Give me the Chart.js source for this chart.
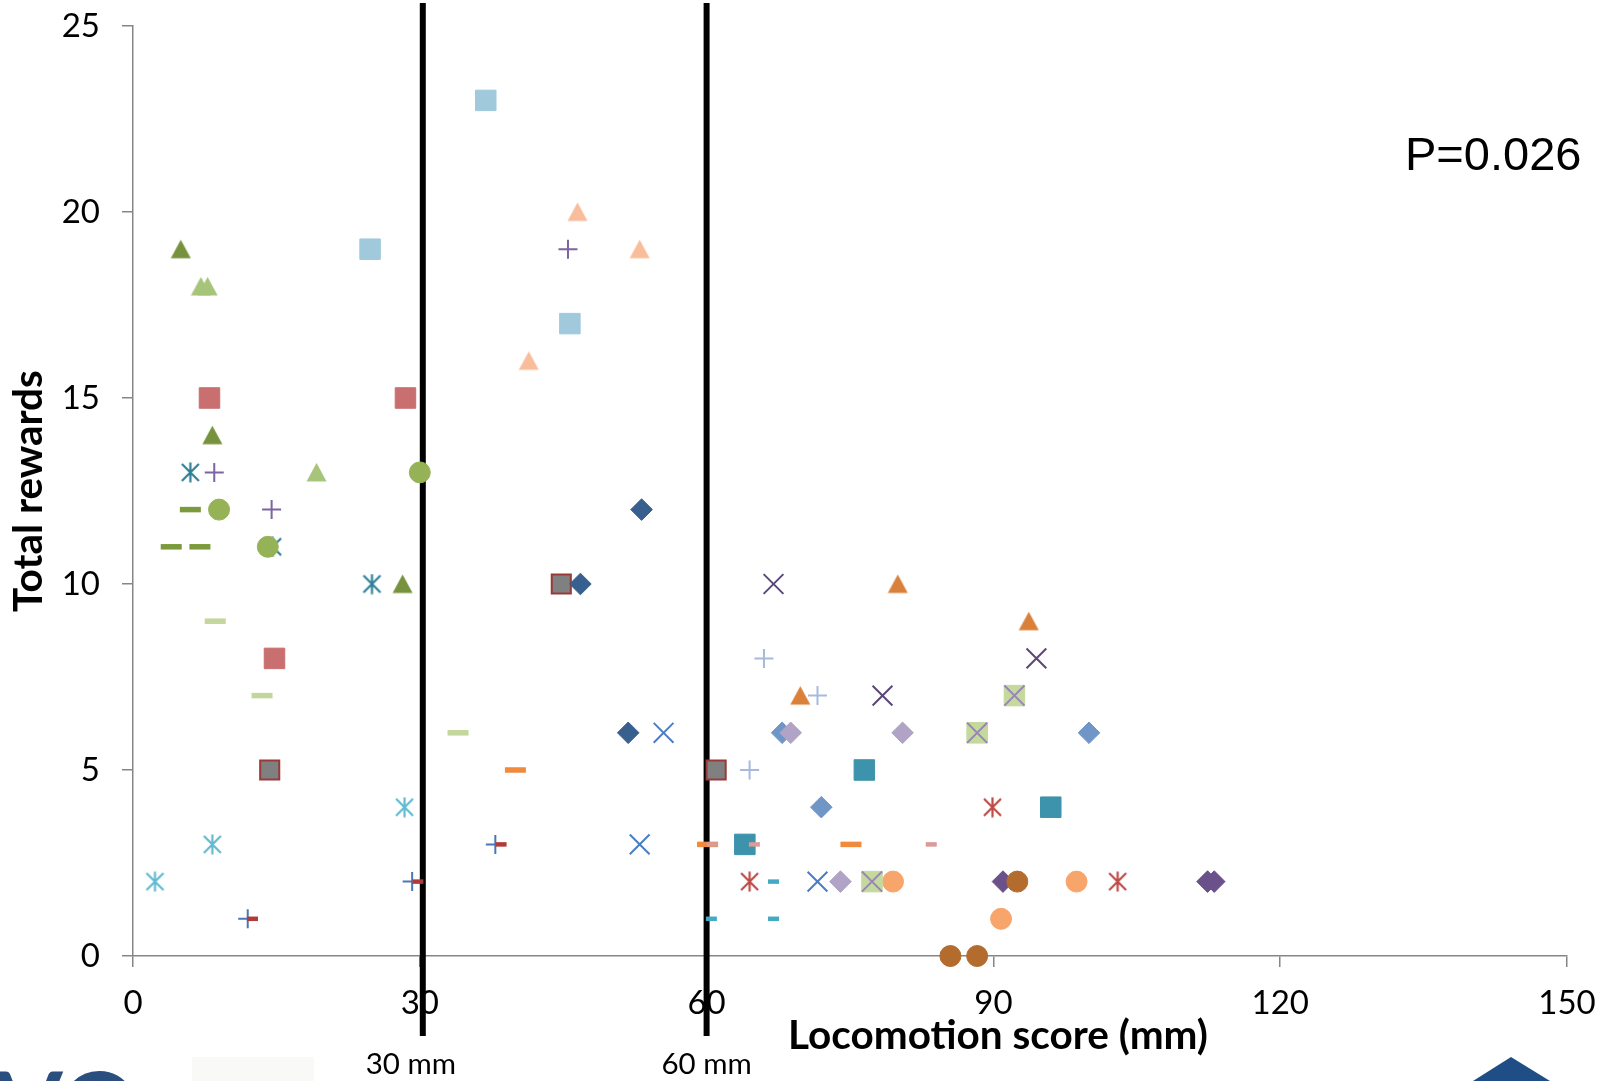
<!DOCTYPE html>
<html>
<head>
<meta charset="utf-8">
<script src="https://cdn.jsdelivr.net/npm/chart.js@4.4.1/dist/chart.umd.min.js"></script>
<style>
    html, body { margin: 0; padding: 0; background: #fff; }
</style>
</head>
<body>
<canvas id="myChart" width="1608" height="1081"></canvas>
<script>
const xTicks = [0, 30, 60, 90, 120, 150];
const yTicks = [0, 5, 10, 15, 20, 25];
const thresholds = [30, 60];
const thresholdLabels = ['30 mm', '60 mm'];
const xTitle = 'Locomotion score (mm)';
const yTitle = 'Total rewards';
const pValueText = 'P=0.026';

// one row per animal, three sessions each
const locomotion = [
    [5.0, 8.3, 28.2],
    [7.1, 7.8, 19.2],
    [8.0, 14.8, 28.5],
    [6.0, 14.6, 25.0],
    [8.5, 14.5, 45.5],
    [6.0, 4.0, 7.0],
    [9.0, 14.1, 30.0],
    [8.6, 13.5, 34.0],
    [14.3, 44.8, 61.0],
    [2.3, 8.3, 28.4],
    [12.0, 29.2, 37.9],
    [12.5, 29.8, 38.5],
    [24.8, 36.9, 45.7],
    [41.4, 46.5, 53.0],
    [46.8, 51.8, 53.2],
    [40.0, 60.1, 75.1],
    [53.0, 55.5, 71.6],
    [60.6, 65.0, 83.5],
    [64.0, 76.5, 96.0],
    [60.5, 67.0, 67.0],
    [64.5, 89.9, 103.0],
    [67.0, 78.4, 94.5],
    [69.8, 80.0, 93.7],
    [64.5, 66.0, 71.6],
    [67.9, 72.0, 100.0],
    [68.8, 74.0, 80.5],
    [77.3, 88.3, 92.2],
    [79.5, 90.8, 98.7],
    [85.5, 88.3, 92.5],
    [91.0, 112.4, 113.1]
];
const rewards = [
    [19, 14, 10],
    [18, 18, 13],
    [15, 8, 15],
    [13, 11, 10],
    [13, 12, 19],
    [12, 11, 11],
    [12, 11, 13],
    [9, 7, 6],
    [5, 10, 5],
    [2, 3, 4],
    [1, 2, 3],
    [1, 2, 3],
    [19, 23, 17],
    [16, 20, 19],
    [10, 6, 12],
    [5, 3, 3],
    [3, 6, 2],
    [3, 3, 3],
    [3, 5, 4],
    [1, 2, 1],
    [2, 4, 2],
    [10, 7, 8],
    [7, 10, 9],
    [5, 8, 7],
    [6, 4, 6],
    [6, 2, 6],
    [2, 6, 7],
    [2, 1, 2],
    [0, 0, 2],
    [2, 2, 2]
];

// marker look per row, first one is drawn on top
const markerStyles = [
    { row: 11, shape: 'line', color: '#B03C3A', r: 5.5, lw: 4.5 },
    { row: 10, shape: 'cross', color: '#4A77B8', r: 9.5, lw: 2 },
    { row: 17, shape: 'line', color: '#D99A98', r: 5.5, lw: 4.5 },
    { row: 15, shape: 'line', color: '#F08A3C', r: 10.5, lw: 5.5 },
    { row: 18, shape: 'rect', color: '#3D93AB', r: 14.5 },
    { row: 26, shape: 'crossRot', color: '#9A85B8', r: 14.2, lw: 2 },
    { row: 26, shape: 'rect', color: '#C4D99C', r: 14.5 },
    { row: 6, shape: 'circle', color: '#95B356', r: 10.5 },
    { row: 3, shape: 'star', color: '#2F8097', r: 21 },
    { row: 28, shape: 'circle', color: '#B36B2E', r: 10.5 },
    { row: 29, shape: 'rectRot', color: '#6A5189', r: 10.8 },
    { row: 25, shape: 'rectRot', color: '#B1A3C6', r: 10.8 },
    { row: 24, shape: 'rectRot', color: '#7096C8', r: 10.8 },
    { row: 14, shape: 'rectRot', color: '#38608F', r: 10.8 },
    { row: 8, shape: 'rect', color: '#808080', edge: '#983A38', r: 13.5, lw: 2 },
    { row: 0, shape: 'tri', color: '#76923C', r: 21 },
    { row: 1, shape: 'tri', color: '#A6C47A', r: 21 },
    { row: 2, shape: 'rect', color: '#C96F6F', r: 14.5 },
    { row: 4, shape: 'cross', color: '#7E62A1', r: 9.5, lw: 2 },
    { row: 5, shape: 'line', color: '#7A9A3C', r: 10.5, lw: 5.5 },
    { row: 7, shape: 'line', color: '#C3D69B', r: 10.5, lw: 5.5 },
    { row: 9, shape: 'star', color: '#62BAD0', r: 21 },
    { row: 12, shape: 'rect', color: '#A0CADB', r: 14.5 },
    { row: 13, shape: 'tri', color: '#F8BE9C', r: 21 },
    { row: 16, shape: 'crossRot', color: '#4A7EC4', r: 14, lw: 2 },
    { row: 19, shape: 'line', color: '#45A9C4', r: 5.5, lw: 4.5 },
    { row: 20, shape: 'star', color: '#BF4B48', r: 21 },
    { row: 21, shape: 'crossRot', color: '#5C4778', r: 14, lw: 2 },
    { row: 22, shape: 'tri', color: '#D9803A', r: 21 },
    { row: 23, shape: 'cross', color: '#A5BADD', r: 9.5, lw: 2 },
    { row: 27, shape: 'circle', color: '#F8A56B', r: 10.5 }
];

// excel style asterisk: an X with a vertical bar
function makeAsterisk(color, size) {
    const c = document.createElement('canvas');
    c.width = size;
    c.height = size;
    const g = c.getContext('2d');
    g.strokeStyle = color;
    g.lineWidth = 2.2;
    const m = 2;
    g.beginPath();
    g.moveTo(m, m); g.lineTo(size - m, size - m);
    g.moveTo(size - m, m); g.lineTo(m, size - m);
    g.moveTo(size / 2, 0.5); g.lineTo(size / 2, size - 0.5);
    g.stroke();
    return c;
}

// triangle centred on its box, like the excel marker
function makeTriangle(color, size) {
    const c = document.createElement('canvas');
    c.width = size;
    c.height = size;
    const g = c.getContext('2d');
    g.fillStyle = color;
    g.beginPath();
    g.moveTo(size / 2, 1);
    g.lineTo(size - 0.5, size - 1.5);
    g.lineTo(0.5, size - 1.5);
    g.closePath();
    g.fill();
    return c;
}

function pointStyleFor(s) {
    if (s.shape === 'star') return makeAsterisk(s.color, s.r);
    if (s.shape === 'tri') return makeTriangle(s.color, s.r);
    return s.shape;
}

const datasets = markerStyles.map(s => {
    const xs = locomotion[s.row];
    const ys = rewards[s.row];
    const custom = s.shape === 'star' || s.shape === 'tri';
    return {
        data: xs.map((x, i) => ({ x: x, y: ys[i] })),
        clip: false,
        pointRadius: custom ? 10 : s.r,
        pointHoverRadius: custom ? 10 : s.r,
        pointStyle: pointStyleFor(s),
        backgroundColor: s.color,
        borderColor: s.edge || s.color,
        pointBorderWidth: s.lw || 1
    };
});

// the two threshold lines sit a hair off their values in the slide
const lineNudge = [3, 0];
const labelNudge = [-9, 0];

const overlay = {
    id: 'overlay',
    beforeDatasetsDraw(chart) {
        const { ctx, scales: { x } } = chart;
        ctx.save();
        ctx.strokeStyle = '#000';
        ctx.lineWidth = 6;
        thresholds.forEach((v, i) => {
            const px = x.getPixelForValue(v) + lineNudge[i];
            ctx.beginPath();
            ctx.moveTo(px, 3);
            ctx.lineTo(px, 1036);
            ctx.stroke();
        });
        ctx.restore();
    },
    afterDraw(chart) {
        const { ctx, scales: { x } } = chart;
        ctx.save();
        ctx.fillStyle = '#000';
        ctx.textAlign = 'center';
        ctx.textBaseline = 'middle';

        ctx.font = '29.5px Lato';
        thresholds.forEach((v, i) => {
            ctx.fillText(thresholdLabels[i], x.getPixelForValue(v) + labelNudge[i], 1064);
        });

        ctx.font = 'bold 40.5px Lato';
        ctx.fillText(xTitle, 998, 1036);

        ctx.save();
        ctx.translate(29, 491);
        ctx.rotate(-Math.PI / 2);
        ctx.fillText(yTitle, 0, 0);
        ctx.restore();

        ctx.textAlign = 'left';
        ctx.textBaseline = 'alphabetic';
        ctx.font = '47px "Liberation Sans", Arial';
        ctx.fillText(pValueText, 1405, 170);

        // bits of the slide logos cut by the bottom edge
        ctx.fillStyle = '#F9FAF7';
        ctx.fillRect(192, 1057, 122, 24);
        ctx.fillStyle = '#2A4F7F';
        ctx.font = 'bold 96px Lato';
        ctx.fillText('VO', -4, 1141);
        ctx.fillStyle = '#1F4E86';
        ctx.beginPath();
        ctx.moveTo(1511, 1057);
        ctx.lineTo(1550, 1081);
        ctx.lineTo(1473, 1081);
        ctx.closePath();
        ctx.fill();
        ctx.restore();
    }
};

const axisGrey = '#868686';
const ctx = document.getElementById('myChart').getContext('2d');
new Chart(ctx, {
    type: 'scatter',
    data: { datasets: datasets },
    options: {
        responsive: false,
        animation: false,
        events: [],
        layout: { padding: { left: 0, right: 41, top: 26, bottom: 0 } },
        plugins: {
            legend: { display: false },
            tooltip: { enabled: false }
        },
        scales: {
            x: {
                type: 'linear',
                min: 0,
                max: 150,
                afterBuildTicks: s => { s.ticks = xTicks.map(v => ({ value: v })); },
                afterFit: s => {
                    s.height = 125;
                    s.paddingLeft = 0;
                    s.paddingRight = 0;
                },
                grid: { display: true, drawOnChartArea: false, drawTicks: true, tickLength: 11, color: axisGrey, lineWidth: 1.5 },
                border: { display: true, color: axisGrey, width: 1.5 },
                ticks: { color: '#000', font: { family: 'Lato', size: 33 }, padding: 17, maxRotation: 0, autoSkip: false }
            },
            y: {
                type: 'linear',
                min: 0,
                max: 25,
                afterBuildTicks: s => { s.ticks = yTicks.map(v => ({ value: v })); },
                afterFit: s => {
                    s.width = 133;
                    s.paddingTop = 0;
                    s.paddingBottom = 0;
                },
                grid: { display: true, drawOnChartArea: false, drawTicks: true, tickLength: 11, color: axisGrey, lineWidth: 1.5 },
                border: { display: true, color: axisGrey, width: 1.5 },
                ticks: { color: '#000', font: { family: 'Lato', size: 33 }, padding: 22, autoSkip: false }
            }
        }
    },
    plugins: [overlay]
});
</script>
</body>
</html>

****************************************

• **TASK DESCRIPTION**
Reproduce the material above exactly, first line through the line that contains "const pValueText = 'P=0.026';", minus the pictures.

• **EXERCISE RESPONSE**
Give me the Chart.js source for this chart.
<!DOCTYPE html>
<html>
<head>
<meta charset="utf-8">
<script src="https://cdn.jsdelivr.net/npm/chart.js@4.4.1/dist/chart.umd.min.js"></script>
<style>
    html, body { margin: 0; padding: 0; background: #fff; }
</style>
</head>
<body>
<canvas id="myChart" width="1608" height="1081"></canvas>
<script>
const xTicks = [0, 30, 60, 90, 120, 150];
const yTicks = [0, 5, 10, 15, 20, 25];
const thresholds = [30, 60];
const thresholdLabels = ['30 mm', '60 mm'];
const xTitle = 'Locomotion score (mm)';
const yTitle = 'Total rewards';
const pValueText = 'P=0.026';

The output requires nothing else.